> _RECORDED DATA_
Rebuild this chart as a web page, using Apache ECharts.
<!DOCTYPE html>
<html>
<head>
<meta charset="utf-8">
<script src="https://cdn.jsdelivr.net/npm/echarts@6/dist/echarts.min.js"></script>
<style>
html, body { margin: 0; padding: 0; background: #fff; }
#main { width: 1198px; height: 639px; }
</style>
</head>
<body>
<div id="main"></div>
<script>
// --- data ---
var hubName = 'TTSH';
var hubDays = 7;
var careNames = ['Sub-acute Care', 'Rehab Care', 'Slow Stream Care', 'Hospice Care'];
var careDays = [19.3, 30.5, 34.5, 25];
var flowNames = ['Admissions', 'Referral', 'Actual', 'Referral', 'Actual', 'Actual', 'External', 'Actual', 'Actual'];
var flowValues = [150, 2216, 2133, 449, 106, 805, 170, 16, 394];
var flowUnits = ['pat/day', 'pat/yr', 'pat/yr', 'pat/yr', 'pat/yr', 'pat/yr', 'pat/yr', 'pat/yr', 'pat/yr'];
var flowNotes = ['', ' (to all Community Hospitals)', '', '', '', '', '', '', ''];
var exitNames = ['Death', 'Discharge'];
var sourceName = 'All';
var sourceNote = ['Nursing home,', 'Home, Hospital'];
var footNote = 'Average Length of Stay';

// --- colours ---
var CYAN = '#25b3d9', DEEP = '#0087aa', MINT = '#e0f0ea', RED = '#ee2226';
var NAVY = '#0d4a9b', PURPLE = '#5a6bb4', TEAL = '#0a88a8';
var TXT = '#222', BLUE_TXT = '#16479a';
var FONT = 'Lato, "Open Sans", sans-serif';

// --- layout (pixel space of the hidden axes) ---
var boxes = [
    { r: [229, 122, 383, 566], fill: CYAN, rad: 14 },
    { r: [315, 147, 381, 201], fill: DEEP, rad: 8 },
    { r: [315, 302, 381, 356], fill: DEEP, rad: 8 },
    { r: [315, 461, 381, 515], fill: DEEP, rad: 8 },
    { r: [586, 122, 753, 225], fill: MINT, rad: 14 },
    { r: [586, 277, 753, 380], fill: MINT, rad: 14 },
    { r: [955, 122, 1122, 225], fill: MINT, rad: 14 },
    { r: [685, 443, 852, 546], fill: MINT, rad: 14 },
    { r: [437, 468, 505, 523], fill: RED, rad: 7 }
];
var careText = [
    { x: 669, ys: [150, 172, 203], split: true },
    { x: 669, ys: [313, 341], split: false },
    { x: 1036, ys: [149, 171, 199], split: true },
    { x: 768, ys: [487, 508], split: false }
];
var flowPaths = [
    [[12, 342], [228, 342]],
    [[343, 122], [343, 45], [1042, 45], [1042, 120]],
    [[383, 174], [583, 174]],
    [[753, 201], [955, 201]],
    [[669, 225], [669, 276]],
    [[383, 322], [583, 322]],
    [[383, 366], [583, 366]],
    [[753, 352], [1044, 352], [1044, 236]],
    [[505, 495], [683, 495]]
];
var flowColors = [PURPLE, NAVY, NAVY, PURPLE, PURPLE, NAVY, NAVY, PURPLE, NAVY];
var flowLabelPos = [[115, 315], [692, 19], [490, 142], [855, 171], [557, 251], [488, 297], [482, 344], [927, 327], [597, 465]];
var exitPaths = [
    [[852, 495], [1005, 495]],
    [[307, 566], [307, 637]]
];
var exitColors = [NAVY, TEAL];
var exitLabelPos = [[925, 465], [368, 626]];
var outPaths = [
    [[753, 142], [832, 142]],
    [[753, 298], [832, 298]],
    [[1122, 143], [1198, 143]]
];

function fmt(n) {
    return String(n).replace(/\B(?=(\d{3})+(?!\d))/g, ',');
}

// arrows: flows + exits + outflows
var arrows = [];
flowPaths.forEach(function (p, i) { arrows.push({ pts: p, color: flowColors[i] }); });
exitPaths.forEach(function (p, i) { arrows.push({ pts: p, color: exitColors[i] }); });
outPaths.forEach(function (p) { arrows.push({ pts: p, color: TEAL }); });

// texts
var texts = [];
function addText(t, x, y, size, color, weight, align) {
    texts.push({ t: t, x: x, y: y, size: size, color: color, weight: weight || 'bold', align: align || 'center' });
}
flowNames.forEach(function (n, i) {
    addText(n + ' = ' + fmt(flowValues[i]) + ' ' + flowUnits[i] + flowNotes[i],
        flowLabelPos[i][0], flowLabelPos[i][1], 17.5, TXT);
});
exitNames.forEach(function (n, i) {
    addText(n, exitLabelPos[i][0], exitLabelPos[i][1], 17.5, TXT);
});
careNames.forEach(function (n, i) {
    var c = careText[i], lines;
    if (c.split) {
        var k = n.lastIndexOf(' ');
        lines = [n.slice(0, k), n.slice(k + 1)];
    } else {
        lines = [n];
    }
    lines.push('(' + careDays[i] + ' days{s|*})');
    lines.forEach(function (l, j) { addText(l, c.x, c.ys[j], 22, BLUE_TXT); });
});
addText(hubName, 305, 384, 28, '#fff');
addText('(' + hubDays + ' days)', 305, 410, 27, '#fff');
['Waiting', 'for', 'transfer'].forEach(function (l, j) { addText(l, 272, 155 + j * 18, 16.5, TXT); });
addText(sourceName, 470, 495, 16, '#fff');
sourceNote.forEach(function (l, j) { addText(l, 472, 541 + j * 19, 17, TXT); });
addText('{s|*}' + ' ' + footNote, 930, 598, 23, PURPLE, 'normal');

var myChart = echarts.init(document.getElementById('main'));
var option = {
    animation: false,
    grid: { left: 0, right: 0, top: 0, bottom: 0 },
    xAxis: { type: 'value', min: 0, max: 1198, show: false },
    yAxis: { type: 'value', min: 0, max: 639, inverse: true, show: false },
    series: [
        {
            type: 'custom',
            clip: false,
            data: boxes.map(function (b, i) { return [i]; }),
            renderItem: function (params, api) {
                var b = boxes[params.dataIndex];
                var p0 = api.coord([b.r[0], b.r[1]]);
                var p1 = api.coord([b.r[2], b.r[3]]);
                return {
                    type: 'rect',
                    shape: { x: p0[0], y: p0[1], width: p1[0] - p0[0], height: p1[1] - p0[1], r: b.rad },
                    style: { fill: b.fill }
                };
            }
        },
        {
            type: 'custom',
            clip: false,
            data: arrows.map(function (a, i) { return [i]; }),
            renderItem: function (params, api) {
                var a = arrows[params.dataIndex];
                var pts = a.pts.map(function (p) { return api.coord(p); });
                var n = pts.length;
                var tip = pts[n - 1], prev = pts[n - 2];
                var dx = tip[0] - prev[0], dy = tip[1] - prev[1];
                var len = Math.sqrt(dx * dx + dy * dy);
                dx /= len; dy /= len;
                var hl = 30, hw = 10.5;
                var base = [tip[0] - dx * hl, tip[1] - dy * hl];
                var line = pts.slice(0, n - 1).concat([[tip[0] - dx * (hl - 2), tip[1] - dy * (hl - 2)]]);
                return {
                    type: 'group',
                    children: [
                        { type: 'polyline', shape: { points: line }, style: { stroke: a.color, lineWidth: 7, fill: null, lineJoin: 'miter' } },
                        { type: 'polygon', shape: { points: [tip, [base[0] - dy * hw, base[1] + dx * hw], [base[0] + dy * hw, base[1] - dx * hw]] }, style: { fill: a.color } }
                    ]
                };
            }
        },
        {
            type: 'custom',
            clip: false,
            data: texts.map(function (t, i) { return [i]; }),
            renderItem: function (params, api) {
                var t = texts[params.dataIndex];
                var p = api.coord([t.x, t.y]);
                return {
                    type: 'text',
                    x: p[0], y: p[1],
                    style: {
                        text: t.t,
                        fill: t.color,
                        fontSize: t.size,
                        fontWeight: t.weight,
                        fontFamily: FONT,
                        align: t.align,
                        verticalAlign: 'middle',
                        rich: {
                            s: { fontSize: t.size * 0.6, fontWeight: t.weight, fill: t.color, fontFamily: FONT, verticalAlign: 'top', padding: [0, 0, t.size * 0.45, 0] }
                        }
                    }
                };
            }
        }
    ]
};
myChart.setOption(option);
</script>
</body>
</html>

> _WHAT THE TASK REQUIRES_
Quote the data above verbatim from its first line to the line that includes "var footNote = 'Average Length of Stay';", with both boundary lines retained.

> _OUTPUT_
Rebuild this chart as a web page, using Apache ECharts.
<!DOCTYPE html>
<html>
<head>
<meta charset="utf-8">
<script src="https://cdn.jsdelivr.net/npm/echarts@6/dist/echarts.min.js"></script>
<style>
html, body { margin: 0; padding: 0; background: #fff; }
#main { width: 1198px; height: 639px; }
</style>
</head>
<body>
<div id="main"></div>
<script>
// --- data ---
var hubName = 'TTSH';
var hubDays = 7;
var careNames = ['Sub-acute Care', 'Rehab Care', 'Slow Stream Care', 'Hospice Care'];
var careDays = [19.3, 30.5, 34.5, 25];
var flowNames = ['Admissions', 'Referral', 'Actual', 'Referral', 'Actual', 'Actual', 'External', 'Actual', 'Actual'];
var flowValues = [150, 2216, 2133, 449, 106, 805, 170, 16, 394];
var flowUnits = ['pat/day', 'pat/yr', 'pat/yr', 'pat/yr', 'pat/yr', 'pat/yr', 'pat/yr', 'pat/yr', 'pat/yr'];
var flowNotes = ['', ' (to all Community Hospitals)', '', '', '', '', '', '', ''];
var exitNames = ['Death', 'Discharge'];
var sourceName = 'All';
var sourceNote = ['Nursing home,', 'Home, Hospital'];
var footNote = 'Average Length of Stay';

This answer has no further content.